I presented my paper on public intellectuals and the blogosphere earlier today, and received some very useful feedback.

One particularly interesting point in response to my paper is that while my paper focused on bloggers as public intellectuals, it might be the case that bloggers serve an even greater good by engaging in quality control of other public intellectuals. In Public Intellectuals: A Study of Decline, Richard Posner argued that one reason for the decline was that increased demand for pontificators was not matched by any market discipline for poor quality. Even if public intellectuals and pundit royally screw up, the public is sufficiently disinterested and disengaged for it not to matter.

To some extent, blogs and YouTube are changing this. Consider the following as a test case. Here's a YouTube clip currently making the rounds of conservative radio host Kevin James on Hardball:

Now if James had been that stupid and only those watching MSNBC live had caught it, I'm not sure it would have mattered all that much. Given the proliferation of this clip on the blogs, however, it can have two effects.

First, that many more people see James acting like an ill-informed boob. Which means that the odds of him getting booked on prestige shows shrinks.
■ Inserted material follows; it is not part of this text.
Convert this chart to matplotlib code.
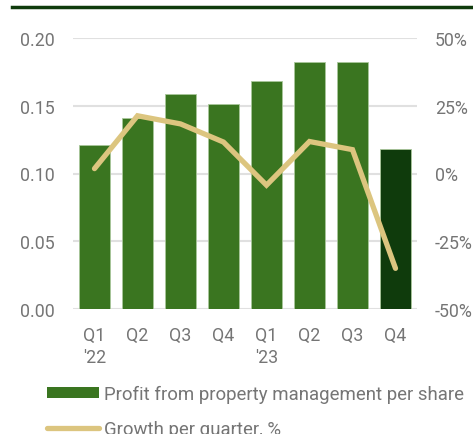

Second, as much as Hardball's producers like the proliferation of the clip, I'm not sure how many of these they want to see cropping up. As Josh Patashnik points out on The Plank:

[I]t's not like this reflects very well on Chris Matthews, either. Why is he inviting such an obnoxious moron onto his show? There are plenty of people who could represent the conservative position here with some intelligence and class. Why not try to schedule them?
See Michael Brendan Dougherty for a kindred argument.

Of course, if James is asked back onto Hardball or other similar venues after this episode, then I'm wrong.